General Electric Employee Stock Ownership Plan Withdrawals. During 1983, Mrs. Brearton participated in, and withdrew $ 2,968.00 from, a General Electric ESOP. We agree with respondent that petitioner knew, or should have known, of this omitted income.
Petitioner has stipulated that he is not an innocent spouse with respect to a certain $ 132.85 withdrawal distributed to Mrs. Brearton by check dated February 2, 1983, along with a document entitled "General Electric Employee Stock Ownership Plan Distribution and Tax Statement." Despite this stipulation, at trial petitioner denied his knowledge of any payments from General Electric. His testimony on this matter was evasive, internally conflicting, self-serving, and lacking in credibility. On the other hand, Mrs. Brearton, whom we found to be credible, testified that petitioner knew of her withdrawal of funds from the General Electric ESOP. Furthermore, petitioner actually reported $ 89.87 of this income on his joint return, indicating an awareness of at least some portion of the withdrawals.
Additionally, as discussed in our general observations, petitioner's control and dominance of the couple's financial affairs, and his wife's deteriorating physical and mental state, placed petitioner on notice of facts that should have caused him to inquire at General Electric regarding the source and amount of any payments his wife may have received from that company. Such inquiry would have revealed the General Electric ESOP withdrawals. Accordingly, we find that petitioner knew or should have known of the understatement arising from omission of the General Electric ESOP income.
Women's Federal Savings Bank Certificate of Deposit Interest. On August 2, 1983, Mrs. Brearton purchased a $ 10,000.00 Certificate of Deposit, Account No. 10-1005691, from Women's Federal Savings Bank, and designated petitioner as its payable-on-death beneficiary. Women's Federal Savings Bank issued Mrs. Brearton a Substitute Form 1099 for 1983, entitled "Annual Interest Summary." The form listed a total of $ 2,036.83 interest earned on a money market account and two other Certificates of Deposit, but did not list Account No. 10-1005691 or any interest attributable to that account. Petitioner's 1983 joint return reported interest income of $ 2,036.83. We agree with respondent that petitioner had reason to know of $ 172.17 in unreported interest earned on Account No. 10-1005691, but not reflected on the Form 1099 described above.

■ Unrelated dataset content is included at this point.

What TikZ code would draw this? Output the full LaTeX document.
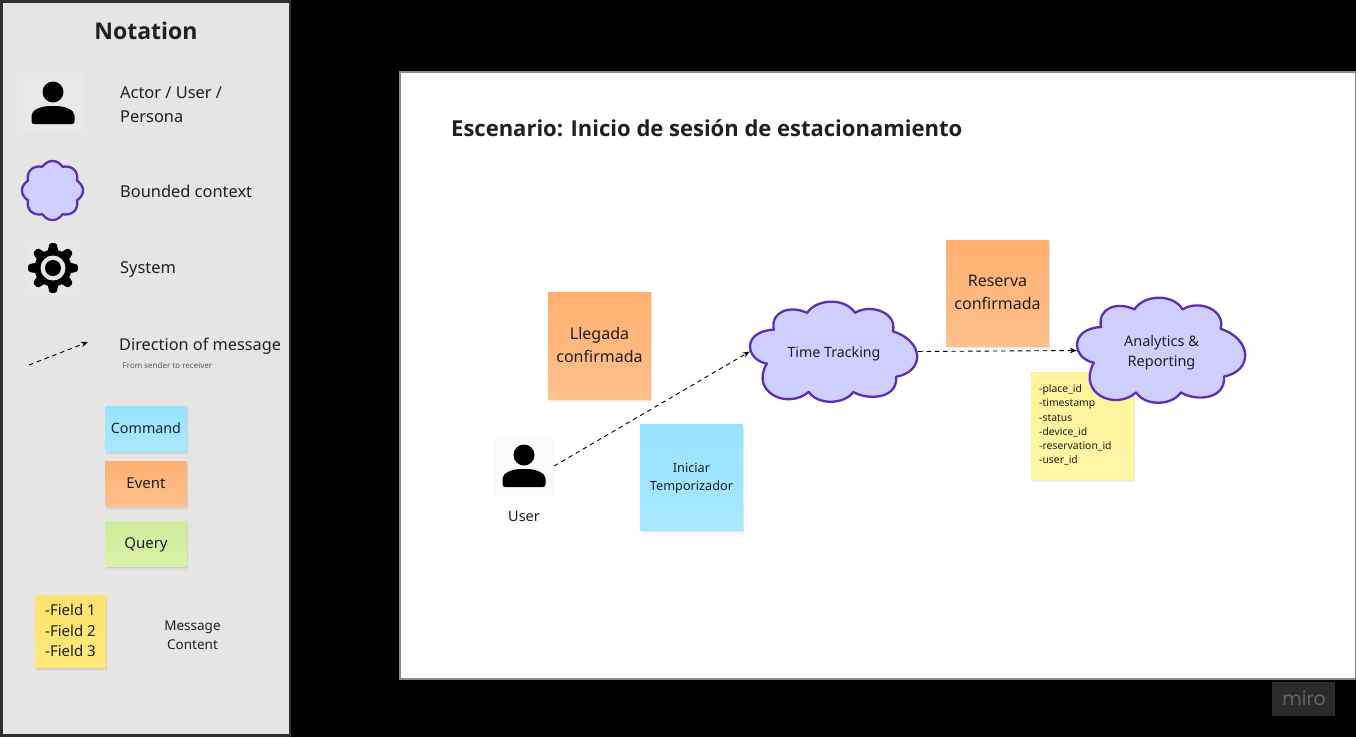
\documentclass[tikz,border=0pt]{standalone}
\usepackage{fontspec}
\setmainfont{Noto Sans}
\newfontfamily\headfont{Open Sans}
\newfontfamily\logofont{Poppins}
\usetikzlibrary{shadows,arrows.meta}
\definecolor{panel}{HTML}{E5E5E5}
\definecolor{panelrim}{HTML}{303030}
\definecolor{ink}{HTML}{1F1F24}
\definecolor{cloudfill}{HTML}{CFCFFF}
\definecolor{cloudline}{HTML}{5E2DB5}
\definecolor{evA}{HTML}{FFB070}
\definecolor{evB}{HTML}{FFC08C}
\definecolor{cmA}{HTML}{97E2FF}
\definecolor{cmB}{HTML}{A8E9FF}
\definecolor{quA}{HTML}{CFEC9A}
\definecolor{quB}{HTML}{D9F2A9}
\definecolor{yeA}{HTML}{FFE36C}
\definecolor{yeB}{HTML}{FFE97C}
\definecolor{paleA}{HTML}{FFF49B}
\definecolor{paleB}{HTML}{FFF7A6}
\definecolor{iconA}{HTML}{E8E8E8}
\definecolor{iconB}{HTML}{FBFBFB}
\definecolor{logoBg}{HTML}{2B2B2B}
\definecolor{logoTx}{HTML}{62626A}
\definecolor{rim}{HTML}{8A8A8A}
\newcommand\shifted[2]{\raisebox{#1}[\height][\depth]{\begin{tabular}{@{}c@{}}#2\end{tabular}}}
\tikzset{
  txt/.style={inner sep=0pt,text=ink,align=center},
  ltxt/.style={inner sep=0pt,text=ink,align=left,anchor=west},
  fs/.style 2 args={font=\fontsize{#1}{#2}\selectfont},
  dims/.style 2 args={minimum width=#1pt,minimum height=#2pt},
  sticky/.style 2 args={rectangle,inner sep=0pt,text=ink,align=center,
    top color=#1,bottom color=#2,
    general shadow={shadow xshift=1pt,shadow yshift=-4pt,opacity=.035,fill=black},
    general shadow={shadow xshift=1pt,shadow yshift=-2pt,opacity=.06,fill=black}},
  msg/.style={draw=black,line width=.9pt,dash pattern=on 4.5pt off 3.8pt,
    -{Stealth[length=7pt,width=5.5pt]}},
  bcl/.style={fill=cloudfill,draw=cloudline,line width=2.3pt,line join=round},
  iconbg/.style={rectangle,inner sep=0pt,minimum size=#1pt,draw=none},
}
\newcommand\bigcloud[4]{%
  \begin{scope}[shift={(#1,#2)},xscale=#3,yscale=#4]
  \path[bcl] (.142,.283)
   .. controls (-.05,.30) and (-.03,.58) .. (.10,.62)
   .. controls (.0,.90) and (.22,1.08) .. (.35,.90)
   .. controls (.40,1.03) and (.56,1.03) .. (.615,.90)
   .. controls (.69,.98) and (.88,.98) .. (.87,.75)
   .. controls (1.04,.70) and (1.04,.40) .. (.85,.30)
   .. controls (.88,.12) and (.72,.02) .. (.625,.117)
   .. controls (.57,-.03) and (.40,-.03) .. (.34,.117)
   .. controls (.24,.04) and (.12,.10) .. (.142,.283) -- cycle;
  \end{scope}}
\newcommand\personicon[2]{%
  \begin{scope}[shift={(#1,#2)}]
  \fill[black] (0,-11) circle[radius=10.5];
  \fill[black,rounded corners=2.5pt] (-21.5,21) -- (-21.5,15)
    .. controls (-21.5,7) and (-12,3) .. (0,3)
    .. controls (12,3) and (21.5,7) .. (21.5,15) -- (21.5,21) -- cycle;
  \end{scope}}
\begin{document}
\begin{tikzpicture}[x=1pt,y=-1pt]
\useasboundingbox (0,0) rectangle (1356,737);
\fill[black] (0,0) rectangle (1356,737);
% notation panel
\fill[panelrim] (0,0) rectangle (291,737);
\fill[panel] (3,3) rectangle (289,734);
\node[txt,font=\fontsize{23}{28}\selectfont\headfont\bfseries] (nottitle) at (146,31) {Notation};
% legend: actor
\node[iconbg=60,fill=iconA] (legactor) at (53,103) {};
\personicon{53}{103}
\node[ltxt,fs={16.4}{24}] (lactor) at (120,105) {Actor / User /\\Persona};
% legend: bounded context
\path[bcl] plot[domain=0:360,samples=240,smooth] ({52.5+30.5*(.87+.13*abs(cos(4*\x)))*cos(\x)},{190.5+29.5*(.87+.13*abs(cos(4*\x)))*sin(\x)}) -- cycle;
\node[ltxt,fs={16.4}{24}] (lcontext) at (120,191) {Bounded context};
% legend: system
\node[iconbg=54,fill=iconA] (legsys) at (53,268) {};
\foreach \a in {0,45,...,315}{
  \fill[black,rounded corners=1.5pt,rotate around={\a:(53,268)}] (47.5,252) -- (49.5,243.2) -- (56.5,243.2) -- (58.5,252) -- cycle;
}
\fill[black] (53,268) circle[radius=18.5];
\fill[panel] (53,268) circle[radius=12.5];
\fill[black] (53,268) circle[radius=8];
\node[ltxt,fs={16.4}{24}] (lsystem) at (120,269.5) {System};
% legend: message
\coordinate (la) at (29,365);
\coordinate (lb) at (88,342);
\draw[msg] (la) -- (lb);
\node[ltxt,fs={16.3}{22}] (ldir) at (119,346) {Direction of message};
\node[ltxt,fs={8}{10},text=ink!75] (lfrom) at (122.5,365.5) {From sender to receiver};
% legend: stickies
\node[sticky={cmA}{cmB},dims={82}{45},fs={14.3}{20}] (lcmd) at (146,428.5) {Command};
\node[sticky={evA}{evB},dims={82}{45},fs={15}{20}] (levt) at (146,483.5) {Event};
\node[sticky={quA}{quB},dims={82}{45},fs={15}{20}] (lqry) at (146,543.5) {\shifted{-1pt}{Query}};
\node[sticky={yeA}{yeB},dims={71}{72}] (lfld) at (70.5,631) {};
\node[ltxt,fs={15}{20.5}] (lfldt) at (45,630.5) {-Field 1\\-Field 2\\-Field 3};
\node[txt,fs={13.5}{19}] (lmsg) at (192.5,635) {Message\\Content};
% canvas
\fill[white,draw=rim,line width=1.3pt] (400,72) rectangle (1355.5,679);
\node[ltxt,font=\fontsize{22}{28}\selectfont\headfont\bfseries] (title) at (451,128) {Escenario: Inicio de sesión de estacionamiento};
% scenario
\node[sticky={evA}{evB},dims={103}{107},fs={16}{23}] (llegada) at (599.5,345.5) {\shifted{-1pt}{Llegada\\confirmada}};
\node[sticky={evA}{evB},dims={103}{106},fs={16}{23}] (reserva) at (997.5,293) {\shifted{0pt}{Reserva\\confirmada}};
\node[sticky={cmA}{cmB},dims={103}{106},fs={12.7}{18}] (iniciar) at (691.5,477) {\shifted{-1pt}{Iniciar\\Temporizador}};
\node[sticky={paleA}{paleB},dims={103}{107}] (fields) at (1082.5,425.5) {};
\node[ltxt,fs={10.4}{14.3}] (fieldst) at (1039,425) {-place\_id\\-timestamp\\-status\\-device\_id\\-reservation\_id\\-user\_id};
\node[iconbg=60,fill=iconB] (user) at (524,466) {};
\personicon{524}{466}
\node[txt,fs={14.5}{18}] (userl) at (524,516.5) {User};
\bigcloud{750}{301}{168}{101}
\node[txt,fs={14.2}{20},dims={168}{101}] (tt) at (834,351.5) {\shifted{-2pt}{Time Tracking}};
\bigcloud{1077}{297}{169}{106}
\node[txt,fs={14.5}{20},dims={169}{106}] (ar) at (1161.5,350.5) {\shifted{-2pt}{Analytics \&\\Reporting}};
\draw[msg] (user.east) -- (tt.west);
\draw[msg] (tt.east) -- (ar.west);
% miro mark
\fill[logoBg] (1272,682) rectangle (1335,716);
\node[txt,text=logoTx,font=\fontsize{19}{22}\selectfont\logofont] (miro) at (1304,698) {miro};
\end{tikzpicture}
\end{document}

Petitioner has not shown that this Form 1099 was the only such form issued to Mrs. Brearton by Women's Federal Savings Bank, or given to him by his wife. Nor has petitioner shown that the normal periodic account statements issued by Women's Federal Savings Bank did not reflect this interest. When asked whether he was aware of the Certificate of Deposit in question, petitioner gave evasive, internally conflicting, and self-serving testimony. We question its credibility. Petitioner's testimony also conflicted with his wife's testimony that she, at his direction, designated him the account's payable-on-death beneficiary. Considering these facts and the general observations discussed above, we find that petitioner has not met his burden of proving that he did not know, or have reason to know, of the substantial understatement arising from omission of the interest income.
Based on our examination of the three items of omitted income, and petitioner's failure of proof, we conclude that petitioner either knew of, or had reason to know of, the substantial understatement of tax attributable to the omission of those items from the Breartons' 1983 joint return. Accordingly, we hold that petitioner does not qualify as an innocent spouse under section 6013(e) with respect to the income at issue, and is not relieved of the tax liability arising from its omission from the couple's 1983 joint return.
Decision will be entered under Rule 155.